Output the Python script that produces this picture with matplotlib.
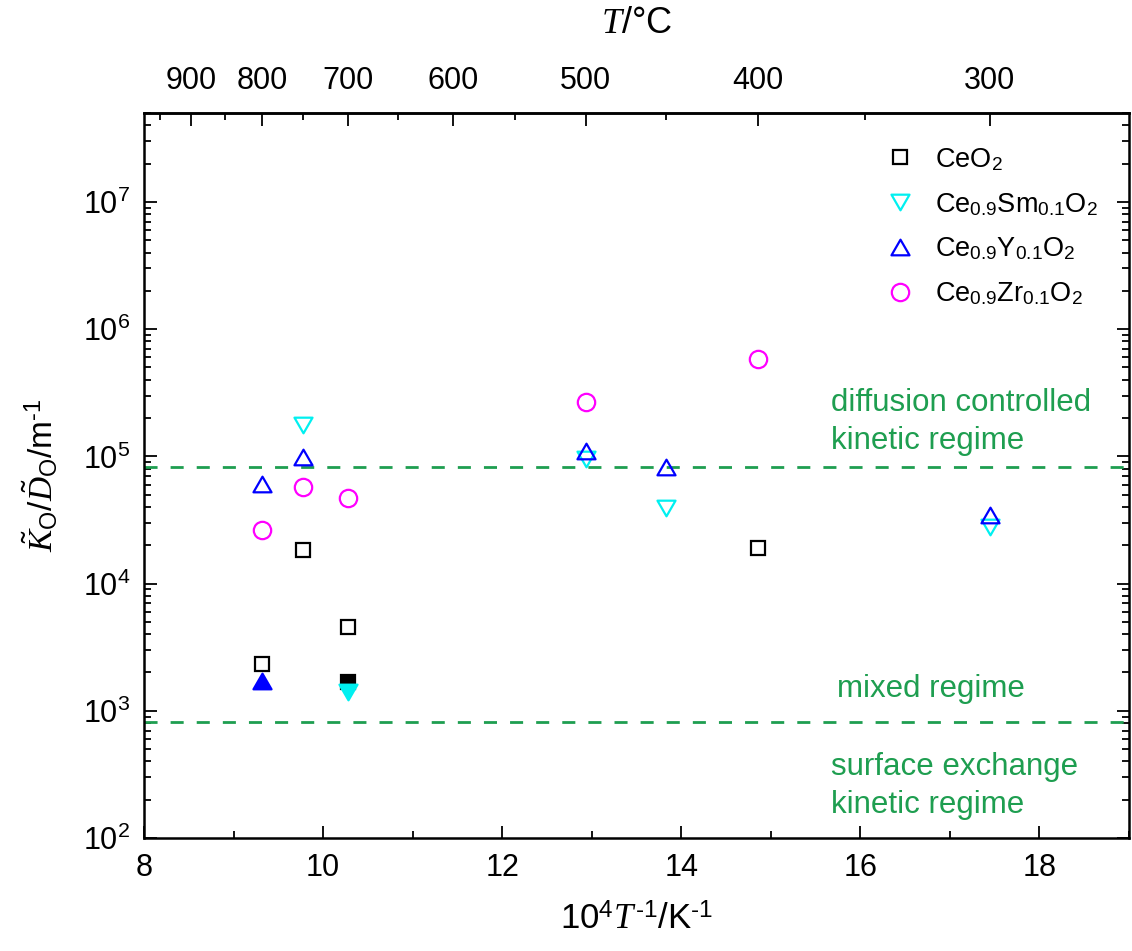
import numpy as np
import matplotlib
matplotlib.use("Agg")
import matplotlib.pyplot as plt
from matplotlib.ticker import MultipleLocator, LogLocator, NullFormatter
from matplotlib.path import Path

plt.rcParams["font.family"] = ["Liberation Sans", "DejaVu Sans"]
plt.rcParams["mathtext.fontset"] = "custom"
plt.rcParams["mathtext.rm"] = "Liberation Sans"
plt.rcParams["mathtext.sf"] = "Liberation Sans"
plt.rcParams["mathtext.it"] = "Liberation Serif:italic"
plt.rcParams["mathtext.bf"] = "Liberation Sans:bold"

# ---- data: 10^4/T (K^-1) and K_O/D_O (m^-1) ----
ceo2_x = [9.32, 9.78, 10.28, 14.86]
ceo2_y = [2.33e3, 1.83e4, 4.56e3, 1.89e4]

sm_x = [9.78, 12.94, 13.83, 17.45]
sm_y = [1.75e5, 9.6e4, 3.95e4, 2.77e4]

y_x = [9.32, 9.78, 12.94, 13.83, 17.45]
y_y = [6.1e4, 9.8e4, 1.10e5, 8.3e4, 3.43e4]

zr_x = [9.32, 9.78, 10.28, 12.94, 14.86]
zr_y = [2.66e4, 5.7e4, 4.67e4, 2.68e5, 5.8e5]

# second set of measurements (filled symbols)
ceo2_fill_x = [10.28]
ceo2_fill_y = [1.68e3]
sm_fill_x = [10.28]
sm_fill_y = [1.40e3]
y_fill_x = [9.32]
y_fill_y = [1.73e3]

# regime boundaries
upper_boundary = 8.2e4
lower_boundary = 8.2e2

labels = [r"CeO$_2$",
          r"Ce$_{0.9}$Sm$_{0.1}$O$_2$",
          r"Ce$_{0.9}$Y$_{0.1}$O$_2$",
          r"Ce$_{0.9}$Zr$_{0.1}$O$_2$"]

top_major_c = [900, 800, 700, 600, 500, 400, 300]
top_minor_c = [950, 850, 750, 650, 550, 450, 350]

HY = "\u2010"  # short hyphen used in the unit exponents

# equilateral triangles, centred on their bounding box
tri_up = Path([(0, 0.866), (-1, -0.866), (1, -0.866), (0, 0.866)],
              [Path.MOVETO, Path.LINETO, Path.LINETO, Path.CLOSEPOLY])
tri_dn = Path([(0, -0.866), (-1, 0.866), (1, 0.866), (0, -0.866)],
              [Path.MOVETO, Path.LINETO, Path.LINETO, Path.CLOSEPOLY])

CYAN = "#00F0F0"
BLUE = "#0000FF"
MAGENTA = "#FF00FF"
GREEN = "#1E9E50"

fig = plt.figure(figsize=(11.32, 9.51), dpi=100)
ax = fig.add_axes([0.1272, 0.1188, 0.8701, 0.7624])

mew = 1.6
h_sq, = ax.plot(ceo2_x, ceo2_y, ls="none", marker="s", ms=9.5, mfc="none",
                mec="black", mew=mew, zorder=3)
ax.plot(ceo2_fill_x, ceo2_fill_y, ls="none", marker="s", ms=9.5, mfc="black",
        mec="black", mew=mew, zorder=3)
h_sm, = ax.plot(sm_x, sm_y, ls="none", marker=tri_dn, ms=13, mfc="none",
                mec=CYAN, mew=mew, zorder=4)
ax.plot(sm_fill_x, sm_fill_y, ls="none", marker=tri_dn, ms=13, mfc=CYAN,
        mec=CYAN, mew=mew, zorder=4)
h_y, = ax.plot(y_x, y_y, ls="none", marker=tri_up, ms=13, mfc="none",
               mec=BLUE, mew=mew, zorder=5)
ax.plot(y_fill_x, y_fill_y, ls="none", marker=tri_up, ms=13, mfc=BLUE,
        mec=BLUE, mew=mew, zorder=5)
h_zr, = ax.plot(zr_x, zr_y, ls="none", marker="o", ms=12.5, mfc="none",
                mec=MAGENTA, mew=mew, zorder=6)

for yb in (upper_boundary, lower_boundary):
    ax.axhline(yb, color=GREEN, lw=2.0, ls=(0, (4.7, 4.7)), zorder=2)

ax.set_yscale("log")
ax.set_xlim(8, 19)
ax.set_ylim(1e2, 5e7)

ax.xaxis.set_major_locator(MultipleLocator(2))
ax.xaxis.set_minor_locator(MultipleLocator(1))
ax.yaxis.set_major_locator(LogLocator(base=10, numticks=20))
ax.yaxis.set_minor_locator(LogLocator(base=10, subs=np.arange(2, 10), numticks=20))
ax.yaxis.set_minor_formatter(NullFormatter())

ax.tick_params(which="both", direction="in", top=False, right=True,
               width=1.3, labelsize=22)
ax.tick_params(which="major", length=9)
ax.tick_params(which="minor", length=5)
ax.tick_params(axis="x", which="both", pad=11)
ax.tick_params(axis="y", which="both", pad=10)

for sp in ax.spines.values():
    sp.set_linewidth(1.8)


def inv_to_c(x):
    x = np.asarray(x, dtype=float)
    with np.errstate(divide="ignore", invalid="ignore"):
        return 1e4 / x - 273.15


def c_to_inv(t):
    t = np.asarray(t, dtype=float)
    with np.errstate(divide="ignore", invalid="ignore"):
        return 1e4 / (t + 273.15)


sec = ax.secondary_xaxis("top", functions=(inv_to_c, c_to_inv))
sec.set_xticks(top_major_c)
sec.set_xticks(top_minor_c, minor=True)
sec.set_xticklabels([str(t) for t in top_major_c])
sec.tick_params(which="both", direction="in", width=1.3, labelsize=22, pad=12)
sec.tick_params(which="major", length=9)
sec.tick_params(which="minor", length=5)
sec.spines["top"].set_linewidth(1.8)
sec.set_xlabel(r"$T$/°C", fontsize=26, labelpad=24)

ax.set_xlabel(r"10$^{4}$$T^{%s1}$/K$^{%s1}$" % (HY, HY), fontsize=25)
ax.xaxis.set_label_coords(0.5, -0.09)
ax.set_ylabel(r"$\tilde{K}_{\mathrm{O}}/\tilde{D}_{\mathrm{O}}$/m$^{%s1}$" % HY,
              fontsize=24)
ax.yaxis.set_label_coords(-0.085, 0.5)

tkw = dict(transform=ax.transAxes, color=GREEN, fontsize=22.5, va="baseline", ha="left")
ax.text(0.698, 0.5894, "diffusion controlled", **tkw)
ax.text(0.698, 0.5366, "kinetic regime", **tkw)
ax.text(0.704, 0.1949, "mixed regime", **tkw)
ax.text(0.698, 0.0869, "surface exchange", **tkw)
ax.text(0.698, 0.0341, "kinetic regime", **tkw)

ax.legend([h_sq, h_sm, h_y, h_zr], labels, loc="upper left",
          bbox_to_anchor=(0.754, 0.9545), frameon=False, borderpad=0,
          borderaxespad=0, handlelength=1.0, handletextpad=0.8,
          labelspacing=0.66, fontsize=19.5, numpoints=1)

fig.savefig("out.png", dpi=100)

####

Write down every line from the opening of the listing to the line with "sm_y = [1.75e5, 9.6e4, 3.95e4, 2.77e4]", both included, and nothing else; the pictures are omitted.

Output the Python script that produces this picture with matplotlib.
import numpy as np
import matplotlib
matplotlib.use("Agg")
import matplotlib.pyplot as plt
from matplotlib.ticker import MultipleLocator, LogLocator, NullFormatter
from matplotlib.path import Path

plt.rcParams["font.family"] = ["Liberation Sans", "DejaVu Sans"]
plt.rcParams["mathtext.fontset"] = "custom"
plt.rcParams["mathtext.rm"] = "Liberation Sans"
plt.rcParams["mathtext.sf"] = "Liberation Sans"
plt.rcParams["mathtext.it"] = "Liberation Serif:italic"
plt.rcParams["mathtext.bf"] = "Liberation Sans:bold"

# ---- data: 10^4/T (K^-1) and K_O/D_O (m^-1) ----
ceo2_x = [9.32, 9.78, 10.28, 14.86]
ceo2_y = [2.33e3, 1.83e4, 4.56e3, 1.89e4]

sm_x = [9.78, 12.94, 13.83, 17.45]
sm_y = [1.75e5, 9.6e4, 3.95e4, 2.77e4]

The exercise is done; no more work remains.